» **PROBLEM**
Copy the data precisely, keeping every character.

» **RECORDED DATA**
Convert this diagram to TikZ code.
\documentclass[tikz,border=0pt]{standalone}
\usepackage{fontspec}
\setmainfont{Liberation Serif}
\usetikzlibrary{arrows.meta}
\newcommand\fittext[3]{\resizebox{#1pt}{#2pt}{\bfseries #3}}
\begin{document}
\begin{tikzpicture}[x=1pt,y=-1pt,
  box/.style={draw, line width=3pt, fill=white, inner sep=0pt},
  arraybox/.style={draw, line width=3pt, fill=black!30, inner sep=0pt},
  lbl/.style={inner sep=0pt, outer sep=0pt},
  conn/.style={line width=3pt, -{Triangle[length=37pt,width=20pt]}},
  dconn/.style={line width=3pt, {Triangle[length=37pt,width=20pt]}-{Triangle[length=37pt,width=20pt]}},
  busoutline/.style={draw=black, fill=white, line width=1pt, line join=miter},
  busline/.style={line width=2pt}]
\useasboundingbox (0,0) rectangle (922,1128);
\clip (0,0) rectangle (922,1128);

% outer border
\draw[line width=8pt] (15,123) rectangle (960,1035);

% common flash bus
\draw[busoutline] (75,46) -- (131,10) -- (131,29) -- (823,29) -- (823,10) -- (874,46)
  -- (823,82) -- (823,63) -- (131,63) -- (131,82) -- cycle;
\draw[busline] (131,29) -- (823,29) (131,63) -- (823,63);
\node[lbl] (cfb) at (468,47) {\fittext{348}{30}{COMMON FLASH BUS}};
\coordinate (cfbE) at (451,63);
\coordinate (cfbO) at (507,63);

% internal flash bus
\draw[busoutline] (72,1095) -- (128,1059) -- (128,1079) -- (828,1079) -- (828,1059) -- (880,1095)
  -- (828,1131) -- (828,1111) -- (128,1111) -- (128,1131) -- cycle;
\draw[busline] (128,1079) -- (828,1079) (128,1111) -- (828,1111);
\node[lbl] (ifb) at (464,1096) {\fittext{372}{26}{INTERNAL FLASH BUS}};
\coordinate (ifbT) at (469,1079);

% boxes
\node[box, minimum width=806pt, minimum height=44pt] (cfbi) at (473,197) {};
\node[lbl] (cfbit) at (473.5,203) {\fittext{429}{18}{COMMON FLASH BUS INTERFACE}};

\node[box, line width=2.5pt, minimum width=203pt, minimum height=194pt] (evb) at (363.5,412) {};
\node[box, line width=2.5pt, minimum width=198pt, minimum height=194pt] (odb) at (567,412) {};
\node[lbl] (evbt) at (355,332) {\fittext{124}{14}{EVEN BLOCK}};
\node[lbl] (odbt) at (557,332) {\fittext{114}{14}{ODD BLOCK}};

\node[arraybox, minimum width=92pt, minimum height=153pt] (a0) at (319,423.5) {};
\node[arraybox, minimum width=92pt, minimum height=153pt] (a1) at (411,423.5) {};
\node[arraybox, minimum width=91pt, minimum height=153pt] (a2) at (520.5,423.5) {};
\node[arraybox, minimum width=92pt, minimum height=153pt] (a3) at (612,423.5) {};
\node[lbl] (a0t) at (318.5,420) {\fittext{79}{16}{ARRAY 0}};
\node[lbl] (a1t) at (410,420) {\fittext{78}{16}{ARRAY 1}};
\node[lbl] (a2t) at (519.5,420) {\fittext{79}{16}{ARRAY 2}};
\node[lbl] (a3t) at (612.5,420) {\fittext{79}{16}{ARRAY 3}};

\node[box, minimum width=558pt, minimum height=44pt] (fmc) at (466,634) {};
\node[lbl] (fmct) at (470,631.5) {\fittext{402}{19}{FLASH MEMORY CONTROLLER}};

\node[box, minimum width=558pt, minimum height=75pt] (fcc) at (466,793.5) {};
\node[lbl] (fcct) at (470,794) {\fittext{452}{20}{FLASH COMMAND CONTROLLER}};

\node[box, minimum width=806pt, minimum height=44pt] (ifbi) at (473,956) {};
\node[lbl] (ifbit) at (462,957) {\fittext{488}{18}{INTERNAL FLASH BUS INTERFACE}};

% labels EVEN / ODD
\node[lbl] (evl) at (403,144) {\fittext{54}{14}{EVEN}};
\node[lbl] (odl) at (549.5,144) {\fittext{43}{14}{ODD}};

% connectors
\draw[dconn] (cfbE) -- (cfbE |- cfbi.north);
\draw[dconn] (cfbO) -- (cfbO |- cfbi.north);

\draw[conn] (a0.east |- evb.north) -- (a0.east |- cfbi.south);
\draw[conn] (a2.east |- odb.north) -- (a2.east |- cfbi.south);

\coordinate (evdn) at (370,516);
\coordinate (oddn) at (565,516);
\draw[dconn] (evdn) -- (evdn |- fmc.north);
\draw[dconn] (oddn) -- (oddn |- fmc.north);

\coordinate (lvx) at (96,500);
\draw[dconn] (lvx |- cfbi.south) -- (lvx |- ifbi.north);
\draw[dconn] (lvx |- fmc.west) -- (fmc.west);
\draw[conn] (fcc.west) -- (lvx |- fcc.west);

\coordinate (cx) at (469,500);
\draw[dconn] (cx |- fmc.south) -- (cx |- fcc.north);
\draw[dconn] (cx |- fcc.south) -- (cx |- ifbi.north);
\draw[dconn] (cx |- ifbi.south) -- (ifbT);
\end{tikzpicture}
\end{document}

» **THE REPLY**
Convert this diagram to TikZ code.
\documentclass[tikz,border=0pt]{standalone}
\usepackage{fontspec}
\setmainfont{Liberation Serif}
\usetikzlibrary{arrows.meta}
\newcommand\fittext[3]{\resizebox{#1pt}{#2pt}{\bfseries #3}}
\begin{document}
\begin{tikzpicture}[x=1pt,y=-1pt,
  box/.style={draw, line width=3pt, fill=white, inner sep=0pt},
  arraybox/.style={draw, line width=3pt, fill=black!30, inner sep=0pt},
  lbl/.style={inner sep=0pt, outer sep=0pt},
  conn/.style={line width=3pt, -{Triangle[length=37pt,width=20pt]}},
  dconn/.style={line width=3pt, {Triangle[length=37pt,width=20pt]}-{Triangle[length=37pt,width=20pt]}},
  busoutline/.style={draw=black, fill=white, line width=1pt, line join=miter},
  busline/.style={line width=2pt}]
\useasboundingbox (0,0) rectangle (922,1128);
\clip (0,0) rectangle (922,1128);

% outer border
\draw[line width=8pt] (15,123) rectangle (960,1035);

% common flash bus
\draw[busoutline] (75,46) -- (131,10) -- (131,29) -- (823,29) -- (823,10) -- (874,46)
  -- (823,82) -- (823,63) -- (131,63) -- (131,82) -- cycle;
\draw[busline] (131,29) -- (823,29) (131,63) -- (823,63);
\node[lbl] (cfb) at (468,47) {\fittext{348}{30}{COMMON FLASH BUS}};
\coordinate (cfbE) at (451,63);
\coordinate (cfbO) at (507,63);

% internal flash bus
\draw[busoutline] (72,1095) -- (128,1059) -- (128,1079) -- (828,1079) -- (828,1059) -- (880,1095)
  -- (828,1131) -- (828,1111) -- (128,1111) -- (128,1131) -- cycle;
\draw[busline] (128,1079) -- (828,1079) (128,1111) -- (828,1111);
\node[lbl] (ifb) at (464,1096) {\fittext{372}{26}{INTERNAL FLASH BUS}};
\coordinate (ifbT) at (469,1079);

% boxes
\node[box, minimum width=806pt, minimum height=44pt] (cfbi) at (473,197) {};
\node[lbl] (cfbit) at (473.5,203) {\fittext{429}{18}{COMMON FLASH BUS INTERFACE}};

\node[box, line width=2.5pt, minimum width=203pt, minimum height=194pt] (evb) at (363.5,412) {};
\node[box, line width=2.5pt, minimum width=198pt, minimum height=194pt] (odb) at (567,412) {};
\node[lbl] (evbt) at (355,332) {\fittext{124}{14}{EVEN BLOCK}};
\node[lbl] (odbt) at (557,332) {\fittext{114}{14}{ODD BLOCK}};

\node[arraybox, minimum width=92pt, minimum height=153pt] (a0) at (319,423.5) {};
\node[arraybox, minimum width=92pt, minimum height=153pt] (a1) at (411,423.5) {};
\node[arraybox, minimum width=91pt, minimum height=153pt] (a2) at (520.5,423.5) {};
\node[arraybox, minimum width=92pt, minimum height=153pt] (a3) at (612,423.5) {};
\node[lbl] (a0t) at (318.5,420) {\fittext{79}{16}{ARRAY 0}};
\node[lbl] (a1t) at (410,420) {\fittext{78}{16}{ARRAY 1}};
\node[lbl] (a2t) at (519.5,420) {\fittext{79}{16}{ARRAY 2}};
\node[lbl] (a3t) at (612.5,420) {\fittext{79}{16}{ARRAY 3}};

\node[box, minimum width=558pt, minimum height=44pt] (fmc) at (466,634) {};
\node[lbl] (fmct) at (470,631.5) {\fittext{402}{19}{FLASH MEMORY CONTROLLER}};

\node[box, minimum width=558pt, minimum height=75pt] (fcc) at (466,793.5) {};
\node[lbl] (fcct) at (470,794) {\fittext{452}{20}{FLASH COMMAND CONTROLLER}};

\node[box, minimum width=806pt, minimum height=44pt] (ifbi) at (473,956) {};
\node[lbl] (ifbit) at (462,957) {\fittext{488}{18}{INTERNAL FLASH BUS INTERFACE}};

% labels EVEN / ODD
\node[lbl] (evl) at (403,144) {\fittext{54}{14}{EVEN}};
\node[lbl] (odl) at (549.5,144) {\fittext{43}{14}{ODD}};

% connectors
\draw[dconn] (cfbE) -- (cfbE |- cfbi.north);
\draw[dconn] (cfbO) -- (cfbO |- cfbi.north);

\draw[conn] (a0.east |- evb.north) -- (a0.east |- cfbi.south);
\draw[conn] (a2.east |- odb.north) -- (a2.east |- cfbi.south);

\coordinate (evdn) at (370,516);
\coordinate (oddn) at (565,516);
\draw[dconn] (evdn) -- (evdn |- fmc.north);
\draw[dconn] (oddn) -- (oddn |- fmc.north);

\coordinate (lvx) at (96,500);
\draw[dconn] (lvx |- cfbi.south) -- (lvx |- ifbi.north);
\draw[dconn] (lvx |- fmc.west) -- (fmc.west);
\draw[conn] (fcc.west) -- (lvx |- fcc.west);

\coordinate (cx) at (469,500);
\draw[dconn] (cx |- fmc.south) -- (cx |- fcc.north);
\draw[dconn] (cx |- fcc.south) -- (cx |- ifbi.north);
\draw[dconn] (cx |- ifbi.south) -- (ifbT);
\end{tikzpicture}
\end{document}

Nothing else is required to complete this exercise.